# Vax 6131T - Good Decision?



## tjclark92 (Feb 10, 2011)

Right, my George 3 in 1 just broke, after 1 month of having it :/ The spray nozzle didn't spray and the pump kept loosing suction... So I've just ordered myself a Vax 6131T. Whats the suction power, any good? And also what does the upholstery tool look like?

Was this a good decision to get the Vax? Thanks :wave:


----------



## joelk2010 (Nov 25, 2010)

I bought one not long ago as the white interior of the car sure attracts alot of crud.

Tested it out on the floor mats & head rests the other day and what came out of them was disgusting !

Looked like I had sucked up an oil spill it was that black. 

Haven't used the "proper" water tools but the crevice tool managed to leave the mats fairly dry and indoors where completely dry within an hour. Would like to think using the proper tool the drying time would be reduced further.

When it warms up a little I will be doing the whole car, should be interesting to see what comes out of the seats lol.


----------



## Zetec-al (Feb 28, 2011)

I have a Vax6131, With the upholstory tool which i use on the car. Good power behind it, and sucks the dirty water back in with ease. I've just done my two front seats and and they came up a treat with a bit of APC. My mum has also done the carpets in our house and was really pleased. I also use it as a normal hoover every weekend to give the car a going over and i think it's got more power compared to my old henry.

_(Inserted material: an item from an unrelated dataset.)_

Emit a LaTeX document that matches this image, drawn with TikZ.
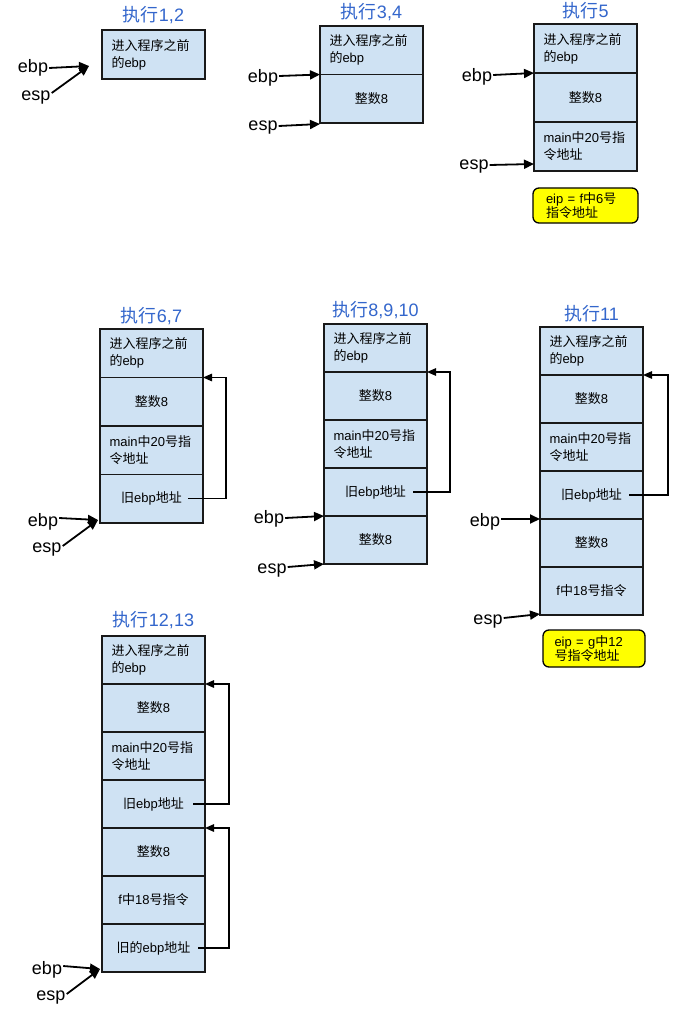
\documentclass[tikz,border=0pt]{standalone}
\usepackage{fontspec}
\setmainfont{Liberation Sans}
\newfontfamily\cjk{Noto Sans CJK SC}
\newcommand\zh[1]{{\cjk #1}}
\usetikzlibrary{arrows.meta}
\definecolor{cellblue}{RGB}{207,226,243}
\definecolor{titleblue}{RGB}{51,102,204}
\definecolor{hl}{RGB}{255,255,0}
\tikzset{
  cell/.style={draw=black!90, line width=1.3pt, fill=cellblue, minimum width=103pt, outer sep=0pt,
    minimum height=48.5pt, inner sep=0pt, font=\fontsize{13}{17}\selectfont, anchor=north west},
  cellL/.style={cell, text width=84pt, align=left},
  cellC/.style={cell, align=center},
  ttl/.style={text=titleblue, font=\fontsize{18}{20}\selectfont, inner sep=0pt},
  reg/.style={font=\fontsize{18}{20}\selectfont, inner sep=1pt},
  ptr/.style={-{Triangle[length=10pt,width=9pt]}, line width=1.8pt},
  back/.style={-{Triangle[length=9pt,width=7.5pt]}, line width=1.3pt},
  note/.style={draw=black, line width=1.3pt, fill=hl, rounded corners=6pt, outer sep=0pt,
    inner sep=0pt, text width=79pt, align=left,
    font=\fontsize{13}{13.5}\selectfont, anchor=north west}
}
\begin{document}
\begin{tikzpicture}[x=1pt,y=-1pt]
\useasboundingbox[fill=white] (0,0) rectangle (685,1011);

% ---------- 执行1,2
\node[cellL, minimum height=49pt] (a1) at (102,30) {\zh{进入程序之前}\\\zh{的}ebp};
\node[ttl] (t1) at ([yshift=15pt]a1.north) {\zh{执行}1,2};
\node[reg] (ebp1) at (33,68) {ebp};
\node[reg] (esp1) at (36,98) {esp};
\coordinate (p1) at (89,66);
\draw[ptr] (ebp1.east) -- (p1);
\draw[ptr] ([yshift=5pt]esp1.east) -- (p1);

% ---------- 执行3,4
\node[cellL] (a2) at (320,26) {\zh{进入程序之前}\\\zh{的}ebp};
\node[cellC] (b2) at (a2.south west) {\zh{整数}8};
\node[ttl] (t2) at ([yshift=14pt]a2.north) {\zh{执行}3,4};
\node[reg] (ebp2) at (263,78) {ebp};
\node[reg] (esp2) at (263,128) {esp};
\draw[ptr] ([yshift=2pt]ebp2.east) -- (b2.north west);
\draw[ptr] ([yshift=2pt]esp2.east) -- ([yshift=-1pt]b2.south west);

% ---------- 执行5
\node[cellL, minimum height=49pt] (a3) at (534,24) {\zh{进入程序之前}\\\zh{的}ebp};
\node[cellC, minimum height=49pt] (b3) at (a3.south west) {\zh{整数}8};
\node[cellL, minimum height=49pt] (c3) at (b3.south west) {main\zh{中}20\zh{号指}\\\zh{令地址}};
\node[ttl] (t3) at ([yshift=13pt]a3.north) {\zh{执行}5};
\node[reg] (ebp3) at (477,77) {ebp};
\node[reg] (esp3) at (474,167) {esp};
\draw[ptr] ([yshift=2pt]ebp3.east) -- (b3.north west);
\draw[ptr] ([yshift=2pt]esp3.east) -- ([yshift=7pt]c3.south west);
\node[note, minimum width=105pt, minimum height=35pt] (n3) at (533,188) {eip = f\zh{中}6\zh{号}\\\zh{指令地址}};

% ---------- 执行6,7
\node[cellL] (a4) at (100,329) {\zh{进入程序之前}\\\zh{的}ebp};
\node[cellC] (b4) at (a4.south west) {\zh{整数}8};
\node[cellL] (c4) at (b4.south west) {main\zh{中}20\zh{号指}\\\zh{令地址}};
\node[cellC] (d4) at (c4.south west) {\zh{旧}ebp\zh{地址}};
\node[ttl] (t4) at ([yshift=13pt]a4.north) {\zh{执行}6,7};
\draw[back] ([xshift=-15pt]d4.east) -- ++(38,0) |- (b4.north east);
\node[reg] (ebp4) at (43,522) {ebp};
\node[reg] (esp4) at (47,550) {esp};
\coordinate (p4) at ([shift={(-2pt,3pt)}]d4.south west);
\draw[ptr] ([yshift=4pt]ebp4.east) -- (p4);
\draw[ptr] ([yshift=4pt]esp4.east) -- (p4);

% ---------- 执行8,9,10
\node[cellL, minimum height=48pt] (a5) at (324,324) {\zh{进入程序之前}\\\zh{的}ebp};
\node[cellC, minimum height=48pt] (b5) at (a5.south west) {\zh{整数}8};
\node[cellL, minimum height=48pt] (c5) at (b5.south west) {main\zh{中}20\zh{号指}\\\zh{令地址}};
\node[cellC, minimum height=48pt] (d5) at (c5.south west) {\zh{旧}ebp\zh{地址}};
\node[cellC, minimum height=48pt] (e5) at (d5.south west) {\zh{整数}8};
\node[ttl] (t5) at ([yshift=14pt]a5.north) {\zh{执行}8,9,10};
\draw[back] ([xshift=-14pt]d5.east) -- ++(37,0) |- (b5.north east);
\node[reg] (ebp5) at (269,519) {ebp};
\node[reg] (esp5) at (272,571) {esp};
\draw[ptr] ([yshift=1pt]ebp5.east) -- (e5.north west);
\draw[ptr] ([yshift=4pt]esp5.east) -- (e5.south west);

% ---------- 执行11
\node[cellL, minimum height=48pt] (a6) at (540,327) {\zh{进入程序之前}\\\zh{的}ebp};
\node[cellC, minimum height=48pt] (b6) at (a6.south west) {\zh{整数}8};
\node[cellL, minimum height=48pt] (c6) at (b6.south west) {main\zh{中}20\zh{号指}\\\zh{令地址}};
\node[cellC, minimum height=48pt] (d6) at (c6.south west) {\zh{旧}ebp\zh{地址}};
\node[cellC, minimum height=48pt] (e6) at (d6.south west) {\zh{整数}8};
\node[cellC, minimum height=48pt] (f6) at (e6.south west) {f\zh{中}18\zh{号指令}};
\node[ttl] (t6) at ([yshift=13pt]a6.north) {\zh{执行}11};
\draw[back] ([xshift=-14pt]d6.east) -- ++(39,0) |- (b6.north east);
\node[reg] (ebp6) at (485,522) {ebp};
\node[reg] (esp6) at (488,622) {esp};
\draw[ptr] ([yshift=3pt]ebp6.east) -- (e6.north west);
\draw[ptr] ([yshift=4pt]esp6.east) -- ([yshift=1pt]f6.south west);
\node[note, minimum width=102pt, minimum height=37pt] (n6) at (543,630) {eip = g\zh{中}12\\\zh{号指令地址}};

% ---------- 执行12,13
\node[cellL, minimum height=48pt] (a7) at (102,636) {\zh{进入程序之前}\\\zh{的}ebp};
\node[cellC, minimum height=48pt] (b7) at (a7.south west) {\zh{整数}8};
\node[cellL, minimum height=48pt] (c7) at (b7.south west) {main\zh{中}20\zh{号指}\\\zh{令地址}};
\node[cellC, minimum height=48pt] (d7) at (c7.south west) {\zh{旧}ebp\zh{地址}};
\node[cellC, minimum height=48pt] (e7) at (d7.south west) {\zh{整数}8};
\node[cellC, minimum height=48pt] (f7) at (e7.south west) {f\zh{中}18\zh{号指令}};
\node[cellC, minimum height=48pt] (g7) at (f7.south west) {\zh{旧的}ebp\zh{地址}};
\node[ttl] (t7) at ([yshift=16pt]a7.north) {\zh{执行}12,13};
\draw[back] ([xshift=-12pt]d7.east) -- ++(36,0) |- (b7.north east);
\draw[back] ([xshift=-7pt]g7.east) -- ++(31,0) |- (e7.north east);
\node[reg] (ebp7) at (47,970) {ebp};
\node[reg] (esp7) at (51,998) {esp};
\coordinate (p7) at ([shift={(-2pt,3pt)}]g7.south west);
\draw[ptr] ([yshift=4pt]ebp7.east) -- (p7);
\draw[ptr] ([yshift=4pt]esp7.east) -- (p7);
\end{tikzpicture}
\end{document}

All in all really impressed with the machine.

What is the difference between the 6131 and 6131t?

Hope that helps..


----------



## -Kev- (Oct 30, 2007)

just a 'facelift' of sorts by the looks of it.. pretty happy with my 6131 so won't be replacing it any time soon


----------



## liam99 (Dec 29, 2009)

I got one last week not had chance to use but all the comments about seem to be good.


----------



## Brazo (Oct 27, 2005)




----------



## -Kev- (Oct 30, 2007)

very impressive results mark :thumb:


----------



## tjclark92 (Feb 10, 2011)

Very helpful, thanks a lot guys


----------